Green means go on most stoplights throughout the world. The green initiative means go for many large corporation to incorporate eco-friendly products, services and practices as part of their branding and image. It helps the environment, it helps the company meet consumer needs and wants and it looks good on the bottom line.

Who’s Green?

Wal-Mart and Home Depot are just two major retailers making room for green. Nike, HP, Dell and many of the major cleaning product manufacturers, food manufacturers, and paper and office supplies manufacturers are all embracing green technologies.

Branding has many definitions – its main purpose is to make a company top-of-a-mind or the first company that a consumer thinks of when getting ready to make a purchase.

Major Retailers Branding Green

Many of the major retailers have been offering green products or participating in the promotion of green and eco-friendly as part of their brand. Wal-Mart and Home Depot are two such retailers that have gained a lot of ground in the top-of-minds for consumers – and they have done so in a very short time frame.

Want the latest in green building or home repair products? Home Depot has the goods. Want green cleaning products? Wal-Mart quickly comes to mind.

Major Credit Cards Go Green

General Electric and Bank of America are two of the top credit card companies and they both are offering green credit cards. GE Money’s Earth Rewards MasterCard will contribute as much as one percent of total spending on the card to emissions-reduction programs.

Brighter Planet Visa by Bank of America is targeting carbon offsets. Both these companies are building a better and a stronger brand by offering green alternatives to consumers.

Green Is Spreading through All Business Sectors

Crain’s Cleveland Business recently reported that, “From manufacturing to health care and every field in between, it’s nearly impossible to find a sector of Northeast Ohio’s economy that has not started to adjust to more environmentally friendly ways.”

The article went on to say that some green developments are “driven in part by consumer demand or by a company’s hopes for an eventual economic payoff.”

Consumer demand appears to be high and consumers are committed to a long-term effort to reduce, recycle, reuse, clean up and conserve the environment.
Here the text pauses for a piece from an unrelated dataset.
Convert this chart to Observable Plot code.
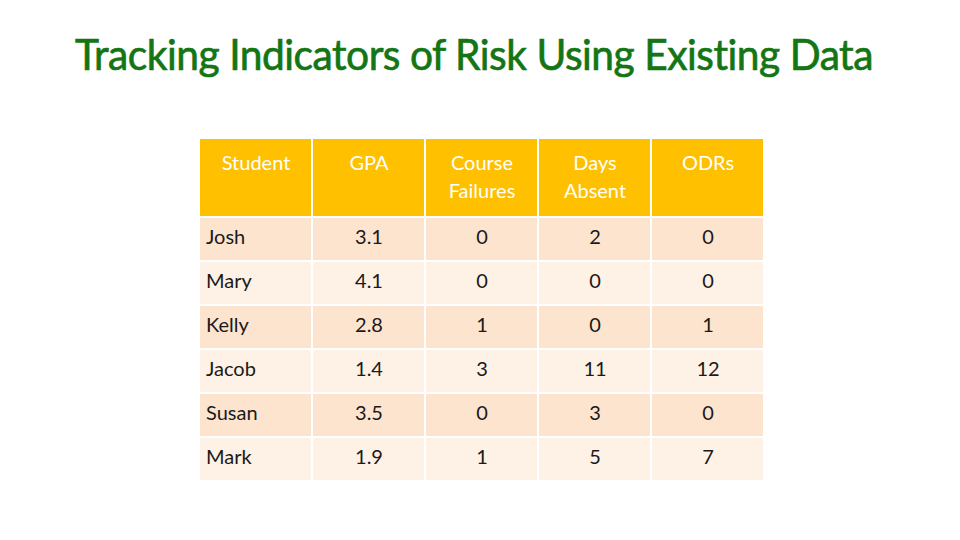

Making green part of a company’s brand can help consumers keep their commitment – make consumers feel they are making a difference – and it shows how responsible corporations feel to the consumer and for the environment.

Consumers for now appear to be going with green brands and green companies; green-initiatives and brands creating a greener world will entice the consumer first and most often. It’s a green-green, win-win branding decision.